Not wanting to be labeled as a Kuwaiti, Palestinian, or Arab artist, but rather wanting to just simply be an artist, Tarek believes that issues of national identity are not necessarily relevant to artistic work. With a Kuwaiti passport and Palestinian heritage, identity is not static for Tarek. The questions the artist asks through his work echo those of most people from the Arab world. His audiences, of course, bring their own interpretations to his pieces.

For his next project, Tarek will be participating in the Venice Biennale, representing Kuwait. There, he will present a portion of his new body of work titled the K Files, which is still in progress.

The series tracks his personal encounters with sites significant to Kuwait’s history. It will be shown in collaboration with the sculptor Sami Mohammad under the title of National Works and will ‘disassemble symbols of grandeur in glorious times.’  After Venice, Tarek will travel back to the Middle East where his work will be exhibited at The Third Line gallery in Dubai.

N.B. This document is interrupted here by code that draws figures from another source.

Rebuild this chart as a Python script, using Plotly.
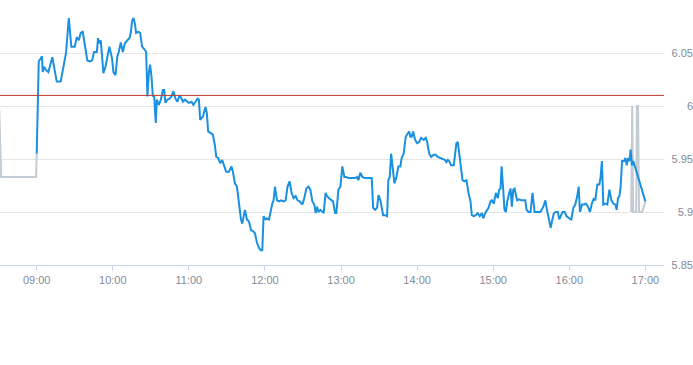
import plotly.graph_objects as go
import pandas as pd

BASE = pd.Timestamp("2024-01-02 09:00")

# Regular session: minutes after 09:00 and price
minutes = [0, 1.6, 3.2, 4.2, 4.7, 5.8, 7.3, 9.2, 12.3, 13.7, 15.8, 18.9, 21.0, 23.1, 25.3, 27.3, 30.0,
           31.6, 33.2, 34.7, 36.3, 37.9, 39.9, 42.1, 43.7, 45.2, 47.4, 48.4, 49.4, 50.5, 51.6, 52.6,
           54.2, 55.7, 57.3, 59.4, 60.5, 62.1, 63.6, 64.7, 66.3, 67.9, 69.5, 71.5, 73.1, 74.2, 75.2,
           76.3, 77.4, 78.4, 80.0, 81.6, 83.1, 85.3, 86.3, 87.3, 88.4, 89.4, 90.5, 91.6, 92.6, 93.9,
           94.7, 96.3, 97.9, 99.5, 100.5, 101.5, 103.1, 104.7, 106.3, 107.8, 109.4, 111.0, 112.6,
           114.2, 115.3, 116.8, 118.4, 120.0, 122.1, 123.6, 126.8, 127.9, 128.9, 131.1, 133.1, 134.2,
           135.2, 137.4, 138.9, 140.5, 141.6, 143.1, 144.7, 146.3, 147.9, 149.4, 151.6, 153.6, 154.7,
           156.3, 157.9, 159.5, 161.1, 162.1, 164.2, 165.8, 167.4, 169.0, 170.5, 172.1, 173.7, 175.3,
           176.8, 177.9, 178.9, 180.5, 181.6, 183.2, 184.7, 185.8, 186.8, 187.9, 189.5, 191.1, 192.6,
           194.7, 196.3, 197.8, 199.4, 201.0, 202.6, 204.2, 205.7, 207.3, 209.5, 211.0, 212.6, 214.2,
           215.8, 217.4, 218.9, 220.0, 221.1, 222.1, 223.7, 225.2, 226.3, 227.8, 229.0, 230.5, 232.1,
           233.7, 235.3, 236.3, 237.9, 239.5, 241.0, 242.6, 244.2, 245.8, 247.4, 248.9, 251.1, 252.6,
           253.7, 255.2, 256.8, 258.9, 261.6, 264.2, 265.3, 266.8, 268.4, 269.5, 271.0, 272.1, 273.2,
           274.7, 276.3, 277.3, 278.4, 279.5, 280.5, 282.1, 283.7, 285.2, 286.8, 287.8, 289.4, 291.0,
           292.6, 293.7, 294.7, 295.7, 296.8, 298.4, 300.0, 301.6, 303.2, 305.2, 306.8, 307.9, 309.5,
           311.1, 313.1, 314.7, 316.3, 318.4, 320.5, 322.1, 323.1, 324.2, 325.3, 326.8, 328.9, 330.0,
           331.0, 332.1, 333.2, 334.2, 335.8, 337.3, 338.9, 340.5, 342.1, 343.1, 344.7, 346.3, 347.8,
           349.4, 351.0, 352.1, 353.7, 355.3, 356.3, 357.9, 358.9, 360.5, 362.1, 363.6, 364.7, 365.8,
           366.6, 367.9, 368.9, 370.0, 371.1, 372.6, 373.7, 374.7, 375.8, 376.8, 377.8, 378.9, 380.5,
           382.1, 383.7, 385.3, 386.3, 387.9, 389.4, 391.0, 392.6, 394.7, 397.3, 399.5, 401.1, 402.1,
           403.7, 405.3, 406.3, 407.9, 409.4, 411.0, 412.1, 413.1, 414.7, 416.3, 417.9, 420.0, 421.6,
           423.2, 424.7, 426.3, 427.4, 428.4, 430.0, 431.5, 433.1, 434.7, 436.3, 437.8, 439.4, 440.5,
           442.1, 443.7, 444.7, 445.7, 446.8, 448.4, 450.0, 451.6, 453.2, 454.7, 456.3, 457.4, 458.4,
           459.5, 460.5, 461.6, 463.2, 464.2, 465.3, 466.3, 467.4, 468.4, 469.4, 470.5, 480.0]
price = [5.955, 6.042, 6.045, 6.047, 6.032, 6.037, 6.034, 6.032, 6.046, 6.036, 6.023, 6.023, 6.037,
         6.050, 6.083, 6.056, 6.056, 6.065, 6.062, 6.069, 6.070, 6.059, 6.043, 6.042, 6.043, 6.051,
         6.051, 6.064, 6.059, 6.062, 6.048, 6.031, 6.037, 6.048, 6.056, 6.045, 6.032, 6.029, 6.047,
         6.051, 6.060, 6.051, 6.059, 6.062, 6.064, 6.069, 6.080, 6.083, 6.078, 6.069, 6.070, 6.069,
         6.056, 6.053, 6.051, 6.009, 6.031, 6.039, 6.028, 6.009, 6.010, 5.984, 6.006, 6.001, 6.006,
         6.015, 6.015, 6.003, 6.006, 6.007, 6.009, 6.014, 6.007, 6.004, 6.010, 6.007, 6.004, 6.006,
         6.004, 6.003, 6.004, 6.001, 6.007, 6.006, 5.987, 5.990, 5.999, 5.993, 5.976, 5.974, 5.973,
         5.963, 5.952, 5.951, 5.946, 5.949, 5.943, 5.938, 5.938, 5.943, 5.938, 5.927, 5.924, 5.908,
         5.893, 5.889, 5.902, 5.893, 5.891, 5.883, 5.882, 5.880, 5.871, 5.866, 5.864, 5.864, 5.896,
         5.893, 5.894, 5.893, 5.904, 5.908, 5.911, 5.924, 5.911, 5.910, 5.911, 5.910, 5.911, 5.924,
         5.929, 5.918, 5.913, 5.915, 5.911, 5.910, 5.907, 5.913, 5.922, 5.924, 5.921, 5.910, 5.907,
         5.899, 5.905, 5.900, 5.902, 5.900, 5.899, 5.918, 5.915, 5.913, 5.911, 5.910, 5.899, 5.899,
         5.921, 5.924, 5.943, 5.933, 5.933, 5.932, 5.932, 5.932, 5.932, 5.933, 5.930, 5.937, 5.933,
         5.932, 5.932, 5.932, 5.904, 5.902, 5.904, 5.916, 5.911, 5.905, 5.897, 5.897, 5.896, 5.930,
         5.933, 5.955, 5.944, 5.927, 5.933, 5.943, 5.943, 5.951, 5.955, 5.971, 5.974, 5.976, 5.971,
         5.971, 5.976, 5.968, 5.965, 5.966, 5.970, 5.968, 5.970, 5.966, 5.955, 5.952, 5.954, 5.954,
         5.952, 5.951, 5.950, 5.949, 5.947, 5.949, 5.948, 5.944, 5.944, 5.955, 5.965, 5.966, 5.955,
         5.949, 5.930, 5.929, 5.930, 5.918, 5.910, 5.897, 5.896, 5.897, 5.899, 5.896, 5.899, 5.894,
         5.899, 5.902, 5.904, 5.910, 5.911, 5.908, 5.918, 5.913, 5.921, 5.922, 5.943, 5.921, 5.902,
         5.900, 5.910, 5.918, 5.922, 5.905, 5.921, 5.922, 5.916, 5.911, 5.912, 5.911, 5.911, 5.911,
         5.902, 5.900, 5.900, 5.918, 5.900, 5.900, 5.900, 5.905, 5.911, 5.904, 5.894, 5.885, 5.891,
         5.899, 5.900, 5.900, 5.893, 5.896, 5.900, 5.900, 5.896, 5.894, 5.893, 5.904, 5.907, 5.915,
         5.924, 5.900, 5.907, 5.907, 5.908, 5.905, 5.900, 5.908, 5.913, 5.911, 5.926, 5.926, 5.933,
         5.948, 5.907, 5.908, 5.907, 5.921, 5.911, 5.908, 5.907, 5.902, 5.913, 5.915, 5.924, 5.948,
         5.948, 5.951, 5.944, 5.951, 5.948, 5.959, 5.944, 5.948, 5.910]

# Pre-market and after-hours (grey)
pre_minutes = [-29.5, -28.0, -0.5, 0.0]
pre_price = [5.996, 5.933, 5.933, 5.955]
post_minutes = [468.8, 469.6, 470.4, 472.8, 473.3, 474.2, 475.0, 477.4, 480.0]
post_price = [5.900, 6.000, 5.900, 5.900, 6.000, 6.000, 5.900, 5.900, 5.910]

prev_close = 6.01
y_ticks = [5.85, 5.9, 5.95, 6.0, 6.05]
y_tick_labels = ["5.85", "5.9", "5.95", "6", "6.05"]
hour_ticks = ["09:00", "10:00", "11:00", "12:00", "13:00", "14:00", "15:00", "16:00", "17:00"]


def to_time(mins):
    return [BASE + pd.Timedelta(minutes=m) for m in mins]


LABEL_COLOR = "#7f8b99"
FONT = "Liberation Sans, Arial, sans-serif"

fig = go.Figure()
fig.add_trace(go.Scatter(x=to_time(pre_minutes), y=pre_price, mode="lines",
                         line=dict(color="#c3cbd3", width=2), showlegend=False, hoverinfo="skip"))
fig.add_trace(go.Scatter(x=to_time(post_minutes), y=post_price, mode="lines",
                         line=dict(color="#c3cbd3", width=2), showlegend=False, hoverinfo="skip"))
fig.add_trace(go.Scatter(x=to_time(minutes), y=price, mode="lines",
                         line=dict(color="#1a90e0", width=2), showlegend=False))
fig.add_trace(go.Scatter(x=[None], y=[None], yaxis="y2", showlegend=False, hoverinfo="skip"))

fig.add_shape(type="line", xref="x domain", x0=0, x1=1, yref="y", y0=prev_close, y1=prev_close,
              line=dict(color="#c0392b", width=1))

tick_dates = [pd.Timestamp("2024-01-02 " + h) for h in hour_ticks]

fig.update_layout(
    width=693, height=365,
    margin=dict(l=0, r=0, t=0, b=100),
    paper_bgcolor="white", plot_bgcolor="white",
    font=dict(family=FONT, size=11, color=LABEL_COLOR),
    xaxis=dict(
        domain=[0, 664 / 693],
        type="date",
        range=[pd.Timestamp("2024-01-02 08:31:03"), pd.Timestamp("2024-01-02 17:14:41")],
        tickvals=tick_dates, ticktext=hour_ticks,
        showgrid=False, showline=True, linecolor="#ccd6eb", linewidth=1,
        ticks="outside", ticklen=5, tickcolor="#ccd6eb", tickwidth=1,
        tickfont=dict(size=11, color=LABEL_COLOR),
        zeroline=False,
    ),
    yaxis=dict(
        range=[5.85, 6.1], tickvals=y_ticks, showticklabels=False,
        showgrid=True, gridcolor="#e6e6e6", gridwidth=1, zeroline=False, showline=False,
    ),
    yaxis2=dict(
        overlaying="y", side="left", anchor="free", position=1,
        range=[5.85, 6.1], tickvals=y_ticks, ticktext=y_tick_labels,
        ticklabelposition="outside", showgrid=False, zeroline=False, showline=False,
        ticks="", tickfont=dict(size=11, color=LABEL_COLOR),
    ),
)

fig.write_html("out.html")
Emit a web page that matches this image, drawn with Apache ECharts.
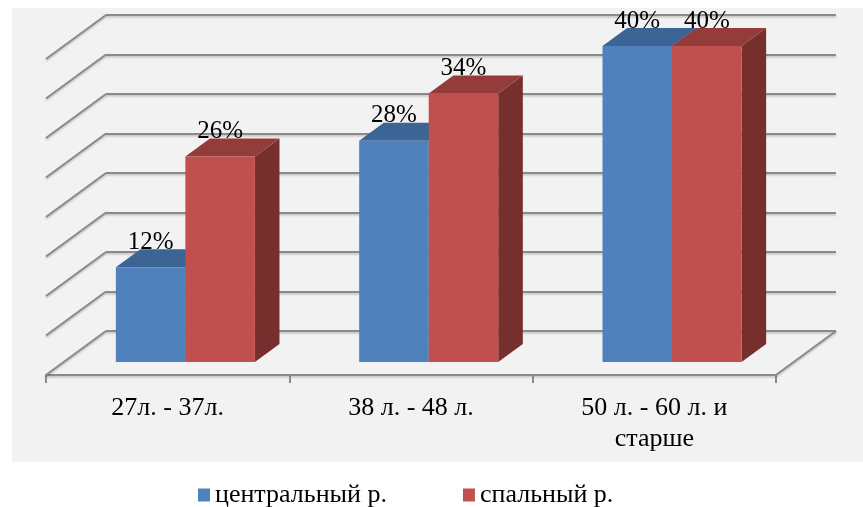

When I asked the artists how they felt about being covered by the press and being written about, Tarek responded: “I do not consider myself as a spokesperson nor an authority on the Palestinian cause, yet several press people have approached me for interviews in that way.”

Nervously and naïvely I asked them what they would like me to say about them in my article. Tarek looked to Jeffar and Jeffar looked to me, “Something cool,” he said.